U.S. Housing and Urban Development Secretary Ben Carson on Wednesday will propose tripling the amount low-income households are expected to pay for rent as well as require those receiving housing subsidies to work, according to the administration’s legislative proposal obtained by The Washington Post.

The move to overhaul how low-income rental subsidies are calculated would affect more than 4.5 million families relying on federal housing assistance. The proposal legislation would require congressional approval.

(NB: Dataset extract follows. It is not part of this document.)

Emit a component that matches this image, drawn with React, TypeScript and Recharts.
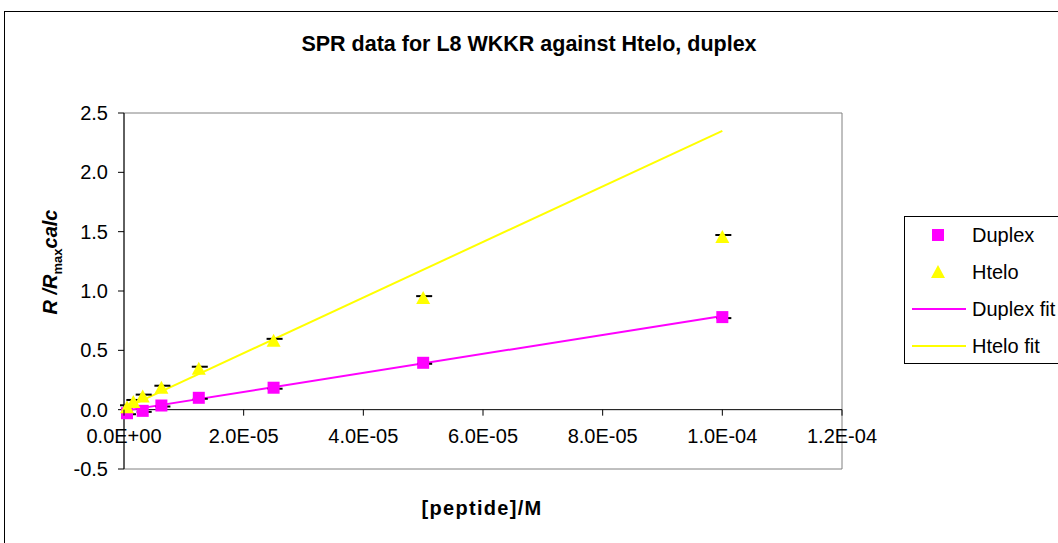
import React from 'react';
import {
  ScatterChart,
  Scatter,
  XAxis,
  YAxis,
  Legend,
  ReferenceLine,
  ReferenceArea,
} from 'recharts';

const FONT = '"Liberation Sans", Arial, sans-serif';

// concentrations (M)
const hteloConc = [5e-7, 1.5625e-6, 3.125e-6, 6.25e-6, 1.25e-5, 2.5e-5, 5e-5, 1e-4];
const duplexConc = [5e-7, 3.125e-6, 6.25e-6, 1.25e-5, 2.5e-5, 5e-5, 1e-4];
// R / Rmax calc
const hteloValues = [0.02, 0.065, 0.11, 0.185, 0.345, 0.58, 0.94, 1.455];
const duplexValues = [-0.03, -0.01, 0.035, 0.1, 0.185, 0.395, 0.78];
// linear fits
const fitConc = [5e-7, 1e-4];
const hteloFitValues = [0.02, 2.35];
const duplexFitValues = [-0.006, 0.79];

const xTicks = [0, 2e-5, 4e-5, 6e-5, 8e-5, 1e-4, 1.2e-4];
const yTicks = [-0.5, 0, 0.5, 1, 1.5, 2, 2.5];

const toPoints = (xs: number[], ys: number[]) => xs.map((x, i) => ({ x, y: ys[i] }));

const hteloData = toPoints(hteloConc, hteloValues);
const duplexData = toPoints(duplexConc, duplexValues);
const hteloFit = toPoints(fitConc, hteloFitValues);
const duplexFit = toPoints(fitConc, duplexFitValues);

const fmtSci = (v: number) => {
  const [m, e] = v.toExponential(1).split('e');
  const n = parseInt(e, 10);
  return `${m}E${n < 0 ? '-' : '+'}${String(Math.abs(n)).padStart(2, '0')}`;
};

// plot area height, used to lift the x axis up to y = 0
const PLOT_H = 356;
const ZERO_SHIFT = (PLOT_H * 0.5) / 3;

const XTick = (props: any) => {
  const { x, y, payload } = props;
  const zeroY = y - 8 - ZERO_SHIFT;
  return (
    <g>
      <line x1={x} x2={x} y1={zeroY} y2={zeroY + 6} stroke="#000" />
      <text x={x} y={zeroY + 33} textAnchor="middle" fontSize={20} fontFamily={FONT} fill="#000">
        {fmtSci(payload.value)}
      </text>
    </g>
  );
};

const SquareMark = (props: any) => {
  const { cx, cy } = props;
  return (
    <g>
      <line x1={cx - 6} x2={cx + 9} y1={cy + 1} y2={cy + 1} stroke="#000" strokeWidth={2} />
      <rect x={cx - 6} y={cy - 6} width={12} height={12} fill="#FF00FF" />
    </g>
  );
};

const TriangleMark = (props: any) => {
  const { cx, cy } = props;
  return (
    <g>
      <line x1={cx - 7} x2={cx + 9} y1={cy - 2} y2={cy - 2} stroke="#000" strokeWidth={2} />
      <polygon points={`${cx},${cy - 7} ${cx + 7},${cy + 6} ${cx - 7},${cy + 6}`} fill="#FFFF00" />
    </g>
  );
};

const NoMark = () => <g />;

const legendItems = [
  { name: 'Duplex', kind: 'square', color: '#FF00FF' },
  { name: 'Htelo', kind: 'triangle', color: '#FFFF00' },
  { name: 'Duplex fit', kind: 'line', color: '#FF00FF' },
  { name: 'Htelo fit', kind: 'line', color: '#FFFF00' },
];

const LegendBox = () => (
  <div
    style={{
      position: 'relative',
      width: 180,
      height: 146,
      border: '1px solid #000',
      background: '#fff',
      fontFamily: FONT,
      fontSize: 20,
    }}
  >
    {legendItems.map((it, i) => (
      <div key={it.name} style={{ position: 'absolute', left: 0, top: 6 + i * 37, height: 24, width: 180 }}>
        <svg width={64} height={24} style={{ position: 'absolute', left: 0, top: 0 }}>
          {it.kind === 'square' && <rect x={27} y={6} width={12} height={12} fill={it.color} />}
          {it.kind === 'triangle' && <polygon points="33,5 40,18 26,18" fill={it.color} />}
          {it.kind === 'line' && <line x1={7} x2={61} y1={12} y2={12} stroke={it.color} strokeWidth={2} />}
        </svg>
        <span style={{ position: 'absolute', left: 67, top: 0, lineHeight: '24px', whiteSpace: 'nowrap', color: '#000' }}>
          {it.name}
        </span>
      </div>
    ))}
  </div>
);

export default function App() {
  return (
    <div
      style={{
        position: 'fixed',
        left: 0,
        top: 0,
        width: 1058,
        height: 543,
        overflow: 'hidden',
        background: '#fff',
      }}
    >
      <div
        style={{
          position: 'absolute',
          left: 4,
          top: 11,
          width: 1200,
          height: 700,
          border: '1px solid #000',
        }}
      />
      <div style={{ position: 'absolute', left: 0, top: 0 }}>
        <ScatterChart width={1058} height={543} margin={{ top: 113, right: 36, bottom: 44, left: 0 }}>
          <XAxis
            type="number"
            dataKey="x"
            domain={[0, 1.2e-4]}
            ticks={xTicks}
            axisLine={false}
            tickLine={false}
            tickSize={6}
            tickMargin={2}
            height={30}
            tick={<XTick />}
            interval={0}
          />
          <YAxis
            type="number"
            dataKey="y"
            domain={[-0.5, 2.5]}
            ticks={yTicks}
            width={124}
            interval={0}
            tickFormatter={(v: number) => v.toFixed(1)}
            tick={{ fontSize: 20, fontFamily: FONT, fill: '#000' }}
            axisLine={{ stroke: '#000' }}
            tickLine={{ stroke: '#000' }}
            tickSize={6}
            tickMargin={10}
          />
          <ReferenceArea x1={0} x2={1.2e-4} y1={-0.5} y2={2.5} fill="none" stroke="#808080" strokeWidth={1} />
          <ReferenceLine y={0} stroke="#000" />
          <Legend
            layout="vertical"
            align="right"
            verticalAlign="top"
            content={<LegendBox />}
            wrapperStyle={{ position: 'absolute', left: 904, top: 216, width: 180 }}
          />
          <Scatter name="Duplex fit" data={duplexFit} line={{ stroke: '#FF00FF', strokeWidth: 2 }} shape={<NoMark />} isAnimationActive={false} />
          <Scatter name="Htelo fit" data={hteloFit} line={{ stroke: '#FFFF00', strokeWidth: 2 }} shape={<NoMark />} isAnimationActive={false} />
          <Scatter name="Duplex" data={duplexData} shape={<SquareMark />} isAnimationActive={false} />
          <Scatter name="Htelo" data={hteloData} shape={<TriangleMark />} isAnimationActive={false} />
        </ScatterChart>
      </div>
      <svg width={1058} height={543} style={{ position: 'absolute', left: 0, top: 0, pointerEvents: 'none' }}>
        <text x={529} y={51} textAnchor="middle" fontFamily={FONT} fontSize={21.5} fontWeight="bold" fill="#000">
          SPR data for L8 WKKR against Htelo, duplex
        </text>
        <text x={482} y={515} textAnchor="middle" fontFamily={FONT} fontSize={20} fontWeight="bold" letterSpacing={1.3} fill="#000">
          [peptide]/M
        </text>
        <text
          x={57}
          y={262}
          textAnchor="middle"
          transform="rotate(-90 57 262)"
          fontFamily={FONT}
          fontSize={20}
          fontWeight="bold"
          fontStyle="italic"
          fill="#000"
        >
          R /R
          <tspan fontSize={13} fontStyle="normal" dy={5}>max</tspan>
          <tspan dy={-5}>calc</tspan>
        </text>
      </svg>
    </div>
  );
}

Currently, tenants generally pay 30 percent of their adjusted income toward rent or a public housing agency minimum rent not to exceed $50. The administration’s legislative proposal sets the family monthly rent contribution at 35 percent of gross income or 35 percent of their earnings by working 15 hours a week at the federal minimum wage -- or approximately $150 a month, three times higher than the current minimum.

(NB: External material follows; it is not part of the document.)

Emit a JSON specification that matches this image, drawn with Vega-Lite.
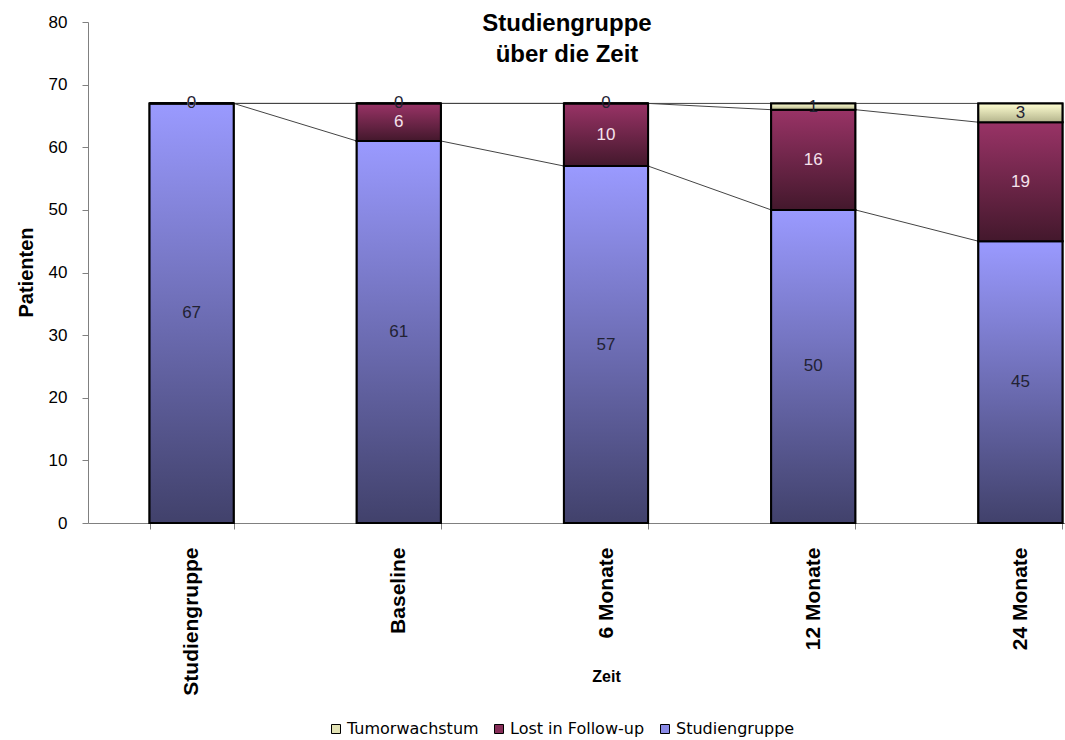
{
  "$schema": "https://vega.github.io/schema/vega-lite/v6.json",
  "width": 1036,
  "height": 501,
  "autosize": {"type": "none"},
  "padding": {"left": 88, "top": 22, "right": -59, "bottom": 217},
  "background": "white",
  "config": {
    "view": {"stroke": null},
    "font": "Liberation Sans",
    "axis": {"grid": false}
  },
  "title": {
    "text": ["Studiengruppe", "über die Zeit"],
    "font": "Liberation Sans",
    "fontSize": 24,
    "fontWeight": "bold",
    "lineHeight": 31,
    "color": "black",
    "anchor": "middle",
    "frame": "group",
    "dx": -39,
    "offset": -54
  },
  "data": {
    "values": [
      {"zeit": "Studiengruppe", "serie": "Studiengruppe", "wert": 67},
      {"zeit": "Studiengruppe", "serie": "Lost in Follow-up", "wert": 0},
      {"zeit": "Studiengruppe", "serie": "Tumorwachstum", "wert": 0},
      {"zeit": "Baseline", "serie": "Studiengruppe", "wert": 61},
      {"zeit": "Baseline", "serie": "Lost in Follow-up", "wert": 6},
      {"zeit": "Baseline", "serie": "Tumorwachstum", "wert": 0},
      {"zeit": "6 Monate", "serie": "Studiengruppe", "wert": 57},
      {"zeit": "6 Monate", "serie": "Lost in Follow-up", "wert": 10},
      {"zeit": "6 Monate", "serie": "Tumorwachstum", "wert": 0},
      {"zeit": "12 Monate", "serie": "Studiengruppe", "wert": 50},
      {"zeit": "12 Monate", "serie": "Lost in Follow-up", "wert": 16},
      {"zeit": "12 Monate", "serie": "Tumorwachstum", "wert": 1},
      {"zeit": "24 Monate", "serie": "Studiengruppe", "wert": 45},
      {"zeit": "24 Monate", "serie": "Lost in Follow-up", "wert": 19},
      {"zeit": "24 Monate", "serie": "Tumorwachstum", "wert": 3}
    ]
  },
  "transform": [
    {"calculate": "indexof(['Studiengruppe','Lost in Follow-up','Tumorwachstum'], datum.serie)", "as": "ebene"},
    {"calculate": "indexof(['Studiengruppe','Baseline','6 Monate','12 Monate','24 Monate'], datum.zeit)", "as": "zpos"},
    {"stack": "wert", "groupby": ["zeit"], "sort": [{"field": "ebene", "order": "ascending"}], "as": ["unten", "oben"]}
  ],
  "layer": [
    {
      "transform": [
        {
          "window": [
            {"op": "lead", "field": "oben", "as": "oben_next"},
            {"op": "lead", "field": "zeit", "as": "zeit_next"}
          ],
          "groupby": ["serie"],
          "sort": [{"field": "zpos", "order": "ascending"}],
          "frame": [null, null]
        },
        {"filter": "datum.zeit_next != null"}
      ],
      "mark": {"type": "rule", "color": "#444444", "strokeWidth": 1},
      "encoding": {
        "x": {"field": "zeit", "type": "nominal", "bandPosition": 1, "title": "Zeit"},
        "x2": {"field": "zeit_next", "bandPosition": 0},
        "y": {"field": "oben", "type": "quantitative", "title": "Patienten"},
        "y2": {"field": "oben_next"}
      }
    },
    {
      "mark": {"type": "bar", "stroke": "black", "strokeWidth": 2},
      "encoding": {
        "x": {
          "field": "zeit",
          "type": "nominal",
          "title": "Zeit",
          "scale": {
            "domain": ["Studiengruppe", "Baseline", "6 Monate", "12 Monate", "24 Monate"],
            "paddingInner": 0.594,
            "paddingOuter": 0.297
          },
          "axis": {
            "labelAngle": -90,
            "labelFont": "Liberation Sans",
            "labelFontSize": 21,
            "labelFontWeight": "bold",
            "labelColor": "black",
            "labelPadding": 18,
            "labelLimit": 300,
            "tickBand": "extent",
            "tickSize": 6,
            "tickColor": "#808080",
            "domainColor": "#808080",
            "titleFont": "Liberation Sans",
            "titleFontSize": 16,
            "titleFontWeight": "bold",
            "titleColor": "black",
            "titleY": 158,
            "titleBaseline": "alphabetic"
          }
        },
        "y": {
          "field": "unten",
          "type": "quantitative",
          "title": "Patienten",
          "scale": {"domain": [0, 80], "nice": false},
          "axis": {
            "values": [0, 10, 20, 30, 40, 50, 60, 70, 80],
            "labelFont": "Liberation Sans",
            "labelFontSize": 17,
            "labelColor": "black",
            "labelPadding": 15,
            "tickSize": 6,
            "tickColor": "#808080",
            "domainColor": "#808080",
            "titleFont": "Liberation Sans",
            "titleFontSize": 20,
            "titleFontWeight": "bold",
            "titleColor": "black",
            "titleAngle": -90,
            "titleAlign": "center",
            "titleBaseline": "alphabetic",
            "titleX": -56,
            "titleY": 250
          }
        },
        "y2": {"field": "oben"},
        "color": {
          "field": "serie",
          "type": "nominal",
          "scale": {
            "domain": ["Tumorwachstum", "Lost in Follow-up", "Studiengruppe"],
            "range": ["#E2E2B4", "#862E58", "#8A8AE6"]
          },
          "legend": {
            "title": null,
            "orient": "none",
            "direction": "horizontal",
            "legendX": 240,
            "legendY": 699,
            "symbolType": "square",
            "symbolSize": 81,
            "symbolStrokeColor": "black",
            "symbolStrokeWidth": 1,
            "labelFont": "DejaVu Sans",
            "labelFontSize": 16,
            "labelColor": "black",
            "labelOffset": 3,
            "columnPadding": 12,
            "encode": {
              "symbols": {"update": {"stroke": {"value": "black"}, "strokeWidth": {"value": 1}}}
            }
          }
        }
      }
    },
    {
      "transform": [{"filter": "datum.serie === 'Studiengruppe'"}],
      "mark": {
        "type": "bar", "stroke": "black", "strokeWidth": 2,
        "fill": {"gradient": "linear", "x1": 0, "y1": 0, "x2": 0, "y2": 1,
                 "stops": [{"offset": 0, "color": "#9A9AFF"}, {"offset": 1, "color": "#41416B"}]}
      },
      "encoding": {
        "x": {"field": "zeit", "type": "nominal", "title": "Zeit"},
        "y": {"field": "unten", "type": "quantitative", "title": "Patienten"},
        "y2": {"field": "oben"}
      }
    },
    {
      "transform": [{"filter": "datum.serie === 'Lost in Follow-up'"}],
      "mark": {
        "type": "bar", "stroke": "black", "strokeWidth": 2,
        "fill": {"gradient": "linear", "x1": 0, "y1": 0, "x2": 0, "y2": 1,
                 "stops": [{"offset": 0, "color": "#993366"}, {"offset": 1, "color": "#43182C"}]}
      },
      "encoding": {
        "x": {"field": "zeit", "type": "nominal", "title": "Zeit"},
        "y": {"field": "unten", "type": "quantitative", "title": "Patienten"},
        "y2": {"field": "oben"}
      }
    },
    {
      "transform": [{"filter": "datum.serie === 'Tumorwachstum'"}],
      "mark": {
        "type": "bar", "stroke": "black", "strokeWidth": 2,
        "fill": {"gradient": "linear", "x1": 0, "y1": 0, "x2": 0, "y2": 1,
                 "stops": [{"offset": 0, "color": "#FFFFD2"}, {"offset": 1, "color": "#B4B48C"}]}
      },
      "encoding": {
        "x": {"field": "zeit", "type": "nominal", "title": "Zeit"},
        "y": {"field": "unten", "type": "quantitative", "title": "Patienten"},
        "y2": {"field": "oben"}
      }
    },
    {
      "transform": [
        {"calculate": "(datum.unten + datum.oben) / 2", "as": "mitte"}
      ],
      "mark": {"type": "text", "font": "Liberation Sans", "fontSize": 17, "baseline": "middle", "align": "center"},
      "encoding": {
        "x": {"field": "zeit", "type": "nominal", "title": "Zeit"},
        "y": {"field": "mitte", "type": "quantitative", "title": "Patienten"},
        "text": {"field": "wert", "type": "quantitative"},
        "fill": {
          "condition": {"test": "datum.serie === 'Lost in Follow-up'", "value": "#F6E2EC"},
          "value": "#222233"
        }
      }
    }
  ]
}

The Trump administration has long signaled through its budget proposals and leaked draft legislation that it seeks to increase the rents low-income tenants pay to live in federally subsidized housing.

So, the pitiful minimum wage hasn't been increased since 2009, despite about 9% overall inflation since that year, but it's time to triple the rent on the poorest people, who reside in federal subsidized housing. I guess Carson wants to increase the size of the homeless population. What other explanation could there be for this misguided cruel idea?

Those tax cuts for the rich won't pay for themselves.

Once all the poor people leave subsidized housing, the landlords will go out of business, then someone else will be able to buy that land on the cheap, sell it to deserving rich elites, and make lots of money. It's a win-win scenario. All the people who matter benefit.